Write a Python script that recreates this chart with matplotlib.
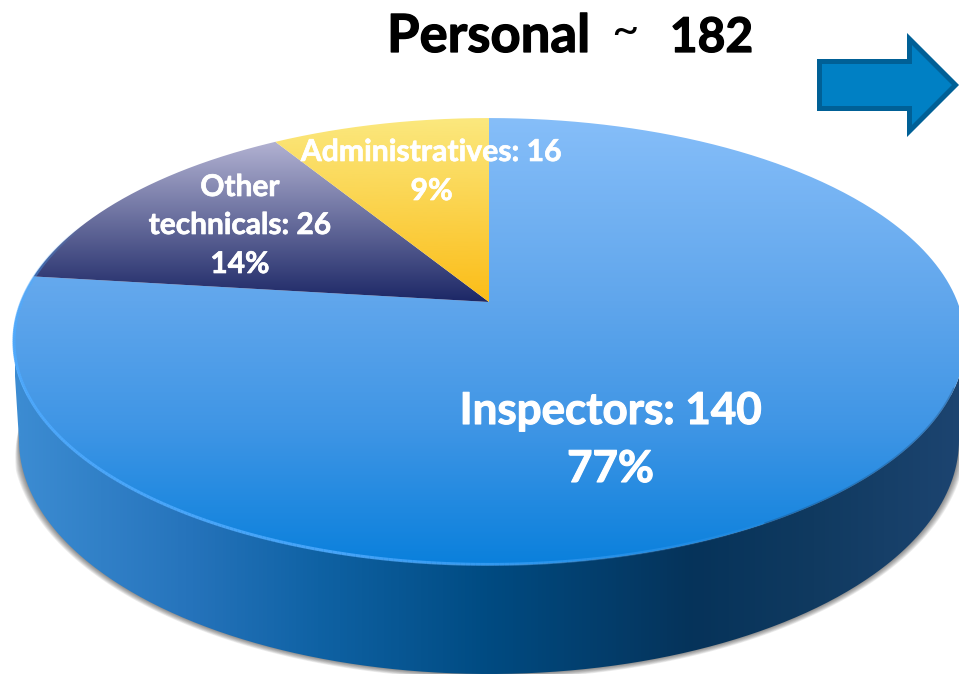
import numpy as np
import matplotlib
matplotlib.use("Agg")
import matplotlib.pyplot as plt
import matplotlib.patheffects as pe
from matplotlib.colors import LinearSegmentedColormap as LSC
from matplotlib.patches import Polygon
from matplotlib.path import Path
from matplotlib.collections import LineCollection

# data
categories = ["Inspectors", "Other\ntechnicals", "Administratives"]
values = [140, 26, 16]
percents = ["77%", "14%", "9%"]
title_word = "Personal"
title_total = "182"

plt.rcParams["font.family"] = ["Lato", "DejaVu Sans"]
fig = plt.figure(figsize=(9.59, 6.74), dpi=100)
ax = fig.add_axes([0, 0, 1, 1])
ax.set_xlim(0, 959)
ax.set_ylim(674, 0)
ax.axis("off")

# perspective projection of the disc
CX, CY = 489.0, 302.0
A, B, K = 468.5, 216.5, 0.177


def project(t, r=1.0):
    u, v = r * np.sin(t), r * np.cos(t)
    w = 1 + K * v
    return CX + A * u / w, CY - B * v / w


def gradient(verts, colors, y0=None, y1=None, horizontal=False, x0=0, x1=959, z=2):
    cmap = LSC.from_list("g", colors)
    g = np.linspace(0, 1, 256)
    if horizontal:
        im = ax.imshow(g[None, :], cmap=cmap, extent=[x0, x1, 674, 0], aspect="auto", zorder=z,
                       interpolation="bilinear", vmin=0, vmax=1)
    else:
        im = ax.imshow(g[:, None], cmap=cmap, extent=[0, 959, y1, y0], aspect="auto", zorder=z,
                       interpolation="bilinear", vmin=0, vmax=1, origin="upper")
    closed = np.vstack([verts, verts[:1]])
    im.set_clip_path(Path(closed), transform=ax.transData)
    return im


# side wall and shadow
tt = np.linspace(0, 2 * np.pi, 720)
BX, BY, BRX, BRY = 489.0, 440.0, 470.0, 234.0
ex, ey = project(tt)
low = ey > 350
order = np.argsort(ex[low])
top_lo_x, top_lo_y = ex[low][order], ey[low][order]
ph = np.linspace(np.pi, 0, 300)
bot_x, bot_y = BX + BRX * np.cos(ph), BY + BRY * np.sin(ph)
side_pts = np.vstack([np.column_stack([top_lo_x, top_lo_y]), np.column_stack([bot_x[::-1], bot_y[::-1]])])

# soft shadow: grows from nothing at the rim's top to full size at the lower wall
ph_s = np.linspace(np.pi * 1.07, -np.pi * 0.07, 400)
taper = np.clip(np.sin(ph_s) / 0.2 + 0.35, 0, 1)
for grow in np.linspace(7, 0.5, 8):
    g_s = grow * taper
    sx = BX + (BRX + g_s) * np.cos(ph_s)
    sy = BY + (BRY + g_s * 0.7) * np.sin(ph_s)
    ax.add_patch(Polygon(np.column_stack([sx, sy]), closed=True, fc="#303030", ec="none", alpha=0.085, zorder=1))

gradient(side_pts, [(0, "#3C8CD2"), (0.18, "#2674BC"), (0.32, "#0F62A4"), (0.5, "#004B82"),
                    (0.72, "#06335A"), (0.85, "#103A60"), (1, "#1C4470")],
         horizontal=True, x0=15, x1=959, z=2)

# top slices
fr = np.cumsum([0] + values) / sum(values) * 2 * np.pi
styles = [
    [(0, "#86BEF9"), (0.41, "#60A6EC"), (0.7, "#3E95E5"), (1, "#0A80DC")],
    ["#B2B2D2", "#1C2766"],
    ["#FBE87E", "#FBBD18"],
]
for i in range(len(values)):
    t = np.linspace(fr[i], fr[i + 1], 400)
    x, y = project(t)
    verts = np.vstack([[CX, CY], np.column_stack([x, y])])
    y0 = verts[:, 1].min()
    y1 = verts[:, 1].max()
    gradient(verts, styles[i], y0=y0, y1=y1, z=3)

# bevel highlight on the front rim
ht = np.radians(np.linspace(145, 292, 300))
hx, hy = project(ht, 0.998)
pts = np.column_stack([hx, hy])
segs = np.stack([pts[:-1], pts[1:]], axis=1)
mid = np.degrees(ht[:-1])
al = np.clip(np.minimum((mid - 145) / 50, (292 - mid) / 30), 0, 1) * 0.85
cols = np.tile(matplotlib.colors.to_rgba("#4FABFF"), (len(al), 1))
cols[:, 3] = al
ax.add_collection(LineCollection(segs, colors=cols, linewidths=2.2, zorder=4))

# soft dark right rim
ht2 = np.radians(np.linspace(112, 150, 120))
hx, hy = project(ht2, 0.999)
ax.plot(hx, hy, color="#16406C", alpha=0.3, lw=1.5, zorder=4)

# arrow
arrow = [(819.5, 61.5), (909.5, 61.5), (909.5, 39), (955.5, 85), (909.5, 131), (909.5, 108.5), (819.5, 108.5)]
ax.add_patch(Polygon(arrow, closed=True, fc="#0080C4", ec="#006096", lw=3.6, joinstyle="miter", zorder=5))


# text
def label(x, y, s, size, color="white", heavy=0.5, weight="bold"):
    tx = ax.text(x, y, s, fontsize=size, fontweight=weight, color=color, ha="center", va="baseline", zorder=6)
    if heavy:
        tx.set_path_effects([pe.withStroke(linewidth=heavy, foreground=color)])


label(488.5, 52, title_word, 37.9, "black", 0.9)
label(625, 45, "~", 34, "black", 0, "normal")
label(711.5, 52, title_total, 34.5, "black", 0.9)

label(610.5, 424, f"{categories[0]}: {values[0]}", 31.6, heavy=0.8)
label(610.5, 482, percents[0], 31.6, heavy=0.8)

first, second = categories[1].split("\n")
label(240, 196, first, 21.5)
label(240, 234, f"{second}: {values[1]}", 21.5)
label(240, 273, percents[1], 21.5)

label(431.5, 161, f"{categories[2]}: {values[2]}", 21.7)
label(431.5, 200, percents[2], 21.7)

ax.set_xlim(0, 959)
ax.set_ylim(674, 0)
fig.savefig("out.png", dpi=100, facecolor="white")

________________________

Your objective
Copy all the lines of data exactly as they appear, dropping any images.

Full output
Write a Python script that recreates this chart with matplotlib.
import numpy as np
import matplotlib
matplotlib.use("Agg")
import matplotlib.pyplot as plt
import matplotlib.patheffects as pe
from matplotlib.colors import LinearSegmentedColormap as LSC
from matplotlib.patches import Polygon
from matplotlib.path import Path
from matplotlib.collections import LineCollection

# data
categories = ["Inspectors", "Other\ntechnicals", "Administratives"]
values = [140, 26, 16]
percents = ["77%", "14%", "9%"]
title_word = "Personal"
title_total = "182"

plt.rcParams["font.family"] = ["Lato", "DejaVu Sans"]
fig = plt.figure(figsize=(9.59, 6.74), dpi=100)
ax = fig.add_axes([0, 0, 1, 1])
ax.set_xlim(0, 959)
ax.set_ylim(674, 0)
ax.axis("off")

# perspective projection of the disc
CX, CY = 489.0, 302.0
A, B, K = 468.5, 216.5, 0.177


def project(t, r=1.0):
    u, v = r * np.sin(t), r * np.cos(t)
    w = 1 + K * v
    return CX + A * u / w, CY - B * v / w


def gradient(verts, colors, y0=None, y1=None, horizontal=False, x0=0, x1=959, z=2):
    cmap = LSC.from_list("g", colors)
    g = np.linspace(0, 1, 256)
    if horizontal:
        im = ax.imshow(g[None, :], cmap=cmap, extent=[x0, x1, 674, 0], aspect="auto", zorder=z,
                       interpolation="bilinear", vmin=0, vmax=1)
    else:
        im = ax.imshow(g[:, None], cmap=cmap, extent=[0, 959, y1, y0], aspect="auto", zorder=z,
                       interpolation="bilinear", vmin=0, vmax=1, origin="upper")
    closed = np.vstack([verts, verts[:1]])
    im.set_clip_path(Path(closed), transform=ax.transData)
    return im


# side wall and shadow
tt = np.linspace(0, 2 * np.pi, 720)
BX, BY, BRX, BRY = 489.0, 440.0, 470.0, 234.0
ex, ey = project(tt)
low = ey > 350
order = np.argsort(ex[low])
top_lo_x, top_lo_y = ex[low][order], ey[low][order]
ph = np.linspace(np.pi, 0, 300)
bot_x, bot_y = BX + BRX * np.cos(ph), BY + BRY * np.sin(ph)
side_pts = np.vstack([np.column_stack([top_lo_x, top_lo_y]), np.column_stack([bot_x[::-1], bot_y[::-1]])])

# soft shadow: grows from nothing at the rim's top to full size at the lower wall
ph_s = np.linspace(np.pi * 1.07, -np.pi * 0.07, 400)
taper = np.clip(np.sin(ph_s) / 0.2 + 0.35, 0, 1)
for grow in np.linspace(7, 0.5, 8):
    g_s = grow * taper
    sx = BX + (BRX + g_s) * np.cos(ph_s)
    sy = BY + (BRY + g_s * 0.7) * np.sin(ph_s)
    ax.add_patch(Polygon(np.column_stack([sx, sy]), closed=True, fc="#303030", ec="none", alpha=0.085, zorder=1))

gradient(side_pts, [(0, "#3C8CD2"), (0.18, "#2674BC"), (0.32, "#0F62A4"), (0.5, "#004B82"),
                    (0.72, "#06335A"), (0.85, "#103A60"), (1, "#1C4470")],
         horizontal=True, x0=15, x1=959, z=2)

# top slices
fr = np.cumsum([0] + values) / sum(values) * 2 * np.pi
styles = [
    [(0, "#86BEF9"), (0.41, "#60A6EC"), (0.7, "#3E95E5"), (1, "#0A80DC")],
    ["#B2B2D2", "#1C2766"],
    ["#FBE87E", "#FBBD18"],
]
for i in range(len(values)):
    t = np.linspace(fr[i], fr[i + 1], 400)
    x, y = project(t)
    verts = np.vstack([[CX, CY], np.column_stack([x, y])])
    y0 = verts[:, 1].min()
    y1 = verts[:, 1].max()
    gradient(verts, styles[i], y0=y0, y1=y1, z=3)

# bevel highlight on the front rim
ht = np.radians(np.linspace(145, 292, 300))
hx, hy = project(ht, 0.998)
pts = np.column_stack([hx, hy])
segs = np.stack([pts[:-1], pts[1:]], axis=1)
mid = np.degrees(ht[:-1])
al = np.clip(np.minimum((mid - 145) / 50, (292 - mid) / 30), 0, 1) * 0.85
cols = np.tile(matplotlib.colors.to_rgba("#4FABFF"), (len(al), 1))
cols[:, 3] = al
ax.add_collection(LineCollection(segs, colors=cols, linewidths=2.2, zorder=4))

# soft dark right rim
ht2 = np.radians(np.linspace(112, 150, 120))
hx, hy = project(ht2, 0.999)
ax.plot(hx, hy, color="#16406C", alpha=0.3, lw=1.5, zorder=4)

# arrow
arrow = [(819.5, 61.5), (909.5, 61.5), (909.5, 39), (955.5, 85), (909.5, 131), (909.5, 108.5), (819.5, 108.5)]
ax.add_patch(Polygon(arrow, closed=True, fc="#0080C4", ec="#006096", lw=3.6, joinstyle="miter", zorder=5))


# text
def label(x, y, s, size, color="white", heavy=0.5, weight="bold"):
    tx = ax.text(x, y, s, fontsize=size, fontweight=weight, color=color, ha="center", va="baseline", zorder=6)
    if heavy:
        tx.set_path_effects([pe.withStroke(linewidth=heavy, foreground=color)])


label(488.5, 52, title_word, 37.9, "black", 0.9)
label(625, 45, "~", 34, "black", 0, "normal")
label(711.5, 52, title_total, 34.5, "black", 0.9)

label(610.5, 424, f"{categories[0]}: {values[0]}", 31.6, heavy=0.8)
label(610.5, 482, percents[0], 31.6, heavy=0.8)

first, second = categories[1].split("\n")
label(240, 196, first, 21.5)
label(240, 234, f"{second}: {values[1]}", 21.5)
label(240, 273, percents[1], 21.5)

label(431.5, 161, f"{categories[2]}: {values[2]}", 21.7)
label(431.5, 200, percents[2], 21.7)

ax.set_xlim(0, 959)
ax.set_ylim(674, 0)
fig.savefig("out.png", dpi=100, facecolor="white")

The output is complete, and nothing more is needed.